The Rev. James Aitchison (Kilmarnock ) was there, but could not play owing to having to officiate at a wedding, and, recalling how he took the edge off some of Yorkshire's bowling at Selkirk last year, one would have liked to have seen him doing the same again.


Willatt, the Edinburgh Academy master, who took over his job with Sheppard, was cut before he had scored, to a fast one from Whitehead, Yorkshire's 21-year-old colt, who expends an enormous amount of energy in his bowling. But that was only one of a series of minor Scottish disasters during 100 minutes batting which produced only 27 runs, and the first hour of which yielded only 12.


Though five wickets have still to fall. Scotland's task of getting 235 runs to finish level on the first Innings is unenviable, especially if Robinson, Yorkshire's medium paced bowler, the villain of the piece last summer, resumes where he left off last night, when in 10 overs, seven of which were maidens, he had two wickets for four runs.


While their batting was dull, Scotland's bowling and fielding were eminently respectable. Hodge, back to his old run, looked faster than last year, and had three very good wickets; Laidlaw was full of guile, and made the ball turn a bit; while Lumsden and Willatt were splendid in the field.


Lumsden had a brilliant running catch to dispose of Halliday, who looked set for a week, and up till that point had played faultlessly, always keeping the ball on the carpet. He had five 4s in his total, and Hutton, neatly caught at the wicket when he nibbled at one of Laidlaw's off-spinners, had four in a sober but correct sort of innings.


Day 2:
Though 179 runs short of Yorkshire's total when stumps were drawn at Paisley last night, Scotland had some satisfaction in forcing a draw, for at the start of the day it looked as if they might be lucky to escape an innings defeat.


Yet it would only be common justice to admit that the result would probably have been rather different if A. B. Sellars, the Yorkshire captain, had not waived his right to exercise the follow-on. The same thing happened last year at Selkirk, when Maurice Leyland made a similar gesture, sent his team in a second time, and in the end Scotland got a draw.

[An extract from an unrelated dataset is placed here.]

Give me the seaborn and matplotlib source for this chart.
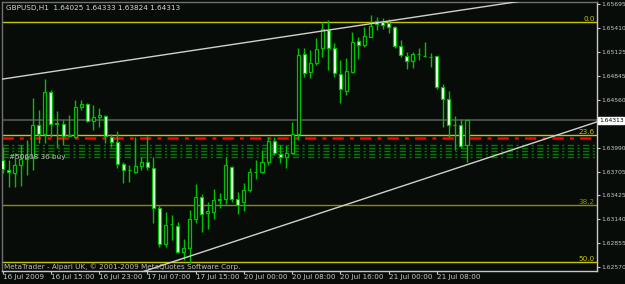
import numpy as np
import pandas as pd
import matplotlib
matplotlib.use("Agg")
import matplotlib.pyplot as plt
from matplotlib import font_manager
import seaborn as sns

# ---------------- data ----------------
opens = [1.63843, 1.63724, 1.63688, 1.63783, 1.63854, 1.63878, 1.64258, 1.64151, 1.64650, 1.64270,
         1.64270, 1.64128, 1.64116, 1.64472, 1.64508, 1.64306, 1.64353, 1.64365, 1.64116, 1.64056,
         1.63795, 1.63724, 1.63700, 1.63771, 1.63819, 1.63748, 1.63273, 1.62845, 1.63083, 1.63059,
         1.62750, 1.62797, 1.63142, 1.63403, 1.63213, 1.63225, 1.63368, 1.63379, 1.63759, 1.63379,
         1.63344, 1.63486, 1.63700, 1.63700, 1.63819, 1.64068, 1.63914, 1.63878, 1.63926, 1.64151,
         1.65101, 1.64888, 1.64994, 1.65173, 1.65386, 1.65173, 1.64864, 1.64662, 1.64888, 1.65256,
         1.65208, 1.65303, 1.65493, 1.65481, 1.65469, 1.65422, 1.65196, 1.65078, 1.65018, 1.65101,
         1.65078, 1.65066, 1.65078, 1.64709, 1.64567, 1.64258, 1.64258, 1.64025]
highs = [1.63997, 1.63843, 1.63926, 1.64021, 1.64080, 1.64579, 1.64436, 1.64804, 1.64674, 1.64424,
         1.64318, 1.64377, 1.64555, 1.64555, 1.64519, 1.64496, 1.64460, 1.64377, 1.64151, 1.64187,
         1.63819, 1.63783, 1.64116, 1.63878, 1.64128, 1.63878, 1.63308, 1.63225, 1.63189, 1.63106,
         1.62904, 1.63249, 1.63558, 1.63439, 1.63344, 1.63498, 1.63451, 1.63878, 1.63771, 1.63463,
         1.63569, 1.63748, 1.63843, 1.63961, 1.64116, 1.64116, 1.64021, 1.64021, 1.64294, 1.65173,
         1.65173, 1.65149, 1.65291, 1.65481, 1.65505, 1.65232, 1.65030, 1.65054, 1.65362, 1.65303,
         1.65422, 1.65564, 1.65541, 1.65529, 1.65517, 1.65434, 1.65268, 1.65125, 1.65125, 1.65173,
         1.65244, 1.65113, 1.65078, 1.64745, 1.64662, 1.64365, 1.64329, 1.64333]
lows = [1.63688, 1.63522, 1.63522, 1.63534, 1.63664, 1.63724, 1.64044, 1.64044, 1.64116, 1.63985,
        1.64021, 1.64116, 1.64104, 1.64436, 1.64294, 1.64199, 1.64234, 1.64044, 1.63997, 1.63748,
        1.63569, 1.63581, 1.63688, 1.63724, 1.63724, 1.63094, 1.62809, 1.62809, 1.62893, 1.62738,
        1.62655, 1.62619, 1.63094, 1.62988, 1.63023, 1.63142, 1.63273, 1.63320, 1.63344, 1.63201,
        1.63237, 1.63463, 1.63617, 1.63688, 1.63783, 1.63902, 1.63807, 1.63748, 1.63914, 1.64080,
        1.64828, 1.64816, 1.64971, 1.65066, 1.64911, 1.64828, 1.64519, 1.64614, 1.64876, 1.65042,
        1.65184, 1.65303, 1.65386, 1.65398, 1.65351, 1.65173, 1.65066, 1.64923, 1.64935, 1.65030,
        1.65066, 1.64947, 1.64686, 1.64234, 1.64116, 1.63961, 1.63985, 1.63824]
closes = [1.63736, 1.63700, 1.63783, 1.63854, 1.63878, 1.64258, 1.64151, 1.64650, 1.64270, 1.64282,
          1.64128, 1.64139, 1.64472, 1.64508, 1.64306, 1.64353, 1.64377, 1.64128, 1.64056, 1.63795,
          1.63724, 1.63720, 1.63771, 1.63819, 1.63759, 1.63273, 1.62845, 1.63071, 1.63080, 1.62750,
          1.62797, 1.63142, 1.63403, 1.63201, 1.63237, 1.63368, 1.63379, 1.63783, 1.63379, 1.63308,
          1.63486, 1.63700, 1.63704, 1.63819, 1.64068, 1.63926, 1.63878, 1.63926, 1.64151, 1.65089,
          1.64876, 1.64994, 1.65161, 1.65398, 1.65173, 1.64876, 1.64686, 1.64899, 1.65244, 1.65208,
          1.65315, 1.65434, 1.65458, 1.65446, 1.65422, 1.65196, 1.65089, 1.65018, 1.65101, 1.65097,
          1.65074, 1.65062, 1.64709, 1.64567, 1.64258, 1.64254, 1.64009, 1.64313]

time_labels = ["16 Jul 2009", "16 Jul 15:00", "16 Jul 23:00", "17 Jul 07:00", "17 Jul 15:00",
               "20 Jul 00:00", "20 Jul 08:00", "20 Jul 16:00", "21 Jul 00:00", "21 Jul 08:00"]
time_label_bars = [0, 8, 16, 24, 32, 40, 48, 56, 64, 72]

price_ticks = [1.65695, 1.65410, 1.65125, 1.64845, 1.64560, 1.64275, 1.63990, 1.63705,
               1.63425, 1.63140, 1.62855, 1.62570]

fib_levels = ["0.0", "23.6", "38.2", "50.0"]
fib_prices = [1.65481, 1.64139, 1.63308, 1.62631]
fib_colors = ["#c8c800", "#c8c800", "#8c8c00", "#c8c800"]

bid_price = 1.64313
red_line_price = 1.64104
green_line_prices = [1.64021, 1.63985, 1.63950, 1.63914, 1.63878]

trend1_bars = [0, 85]
trend1_prices = [1.64804, 1.65719]
trend2_bars = [24, 98]
trend2_prices = [1.62534, 1.64282]

title_text = "GBPUSD,H1  1.64025 1.64333 1.63824 1.64313"
footer_text = "MetaTrader - Alpari UK, \u00a9 2001-2009 MetaQuotes Software Corp."
order_text = "#50608 36 buy"

# ---------------- figure ----------------
sns.set_theme(style="dark")
plt.rcParams['font.family'] = ['DejaVu Sans']

avail = {f.name for f in font_manager.fontManager.ttflist}
if "Liberation Sans Narrow" in avail:
    AXFONT, AXFS = "Liberation Sans Narrow", 5.6
else:
    AXFONT, AXFS = "DejaVu Sans", 4.3

BG = "#080c08"
W, H = 625, 284
fig = plt.figure(figsize=(W / 100, H / 100), dpi=100)
fig.patch.set_facecolor(BG)
ax = fig.add_axes([2 / W, 1 - 271 / H, 595 / W, 269 / H])
ax.set_facecolor(BG)

df = pd.DataFrame({"open": opens, "high": highs, "low": lows, "close": closes})
df["bar"] = np.arange(len(df))

green = "#00c000"
ax.vlines(df["bar"], df["low"], df["high"], color=green, lw=1.0, zorder=3)
bull = df["close"] >= df["open"]
body_bottom = np.minimum(df["open"], df["close"])
body_h = np.maximum((df["close"] - df["open"]).abs(), 0.00003)
ax.bar(df["bar"][bull], body_h[bull], bottom=body_bottom[bull], width=0.5,
       color=BG, edgecolor=green, linewidth=0.9, zorder=4)
ax.bar(df["bar"][~bull], body_h[~bull], bottom=body_bottom[~bull], width=0.5,
       color="#ffffff", edgecolor=green, linewidth=0.9, zorder=4)

ax.axhline(bid_price, color="#505050", lw=1.3, zorder=1)
for p, c in zip(fib_prices, fib_colors):
    ax.axhline(p, color=c, lw=1.0, zorder=2)
ax.axhline(red_line_price, color="#ff0000", lw=1.8, ls=(0, (4.5, 2.5, 1.5, 2.5)), zorder=2)
for p in green_line_prices:
    ax.axhline(p, color="#007a00", lw=1.0, ls=(0, (4.5, 2.5, 1.5, 2.5)), zorder=2)

xl = (-0.12, 98.56)
for bars, prices in ((trend1_bars, trend1_prices), (trend2_bars, trend2_prices)):
    slope = (prices[1] - prices[0]) / (bars[1] - bars[0])
    xs = np.array(xl)
    ys = prices[0] + slope * (xs - bars[0])
    sns.lineplot(x=xs, y=ys, ax=ax, color="#d0d0d0", lw=1.0, zorder=5)

ax.set_xlim(*xl)
ax.set_ylim(1.62524, 1.65719)

FS = 5.2
trans = ax.get_yaxis_transform()
for lab, p, c in zip(fib_levels, fib_prices, fib_colors):
    ax.text(0.996, p, lab, transform=trans, ha="right", va="bottom", color=c,
            fontsize=FS, zorder=6)

ax.yaxis.tick_right()
ax.set_yticks(price_ticks)
ax.set_yticklabels(["" if abs(v - 1.64275) < 1e-9 else f"{v:.5f}" for v in price_ticks],
                   fontfamily=AXFONT)
ax.tick_params(axis="y", colors="#c8c8c8", labelsize=AXFS, length=2, width=0.8, pad=0.8,
               direction="out", right=True, left=False)
ax.set_xticks(time_label_bars)
ax.set_xticklabels(time_labels)
ax.tick_params(axis="x", colors="#c8c8c8", labelsize=FS, length=2, width=0.8, pad=0.5,
               direction="out", bottom=True)
for lab in ax.get_xticklabels():
    lab.set_horizontalalignment("left")
ax.set_xlabel("")
ax.set_ylabel("")
ax.grid(False)

for s in ("left", "top"):
    ax.spines[s].set_color("#707070")
    ax.spines[s].set_linewidth(1.0)
    ax.spines[s].set_visible(True)
for s in ("right", "bottom"):
    ax.spines[s].set_color("#c8c8c8")
    ax.spines[s].set_linewidth(1.0)
    ax.spines[s].set_visible(True)

ax.text(1.0035, bid_price, f"{bid_price:.5f}", transform=trans, ha="left", va="center",
        color="#000000", fontsize=AXFS, fontfamily=AXFONT, zorder=10, clip_on=False,
        bbox=dict(boxstyle="square,pad=0.12", fc="#ffffff", ec="#ffffff"))

ax.text(0.006, 0.99, title_text, transform=ax.transAxes, ha="left", va="top",
        color="#d8d8d8", fontsize=FS, zorder=10)
ax.text(0.003, 0.004, footer_text, transform=ax.transAxes, ha="left", va="bottom",
        color="#c0c0c0", fontsize=FS, zorder=10)

ax.text(0.012, green_line_prices[-1], order_text, transform=trans, ha="left",
        va="center", color="#c0c0c0", fontsize=FS, zorder=10)

fig.savefig("out.png", dpi=100, facecolor=fig.get_facecolor())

Sellars was not hoist by his own sporting petard, but Scotland returned his gesture by serving up some very hostile fast bowling by Colledge and Hodge, and the spectators were really excited for the first time when six of the county men were back in the pavilion with their total only 41.


Then Lester, who was in a most punishing mood, and the less belligerent Watson, made a stand, and when Sellars declared, at tea-time, Scotland were faced with the big task of getting 270 to win.


They got nowhere near that figure in the two and a quarter hours that remained for play, but Willatt, who had given Yorkshire some bother when he was at Cambridge University last summer, struck a fine defiant note and batted cautiously and correctly for all that time to avert defeat. Lumsden, too, produced some very nice strokes to give him substantial aid.


Scotland's other invaluable contribution was by Edward in the first innings, when he remained for two and a half hours, during which he hit five 4s in his half-century to give the overnight modest total of 27 for five wickets a big boost.


McLaren, too, did extremely well in helping the tail to wag, but the final impression of the match was that the Scottish bowling and fielding were very much stronger than the batting, which revealed much of the familiar timidity at awkward times.


During Scotland's second innings Yorkshire had fielding substitutes for Watson, who had strained his back, and Wilson, who had been given permission by his captain to go home.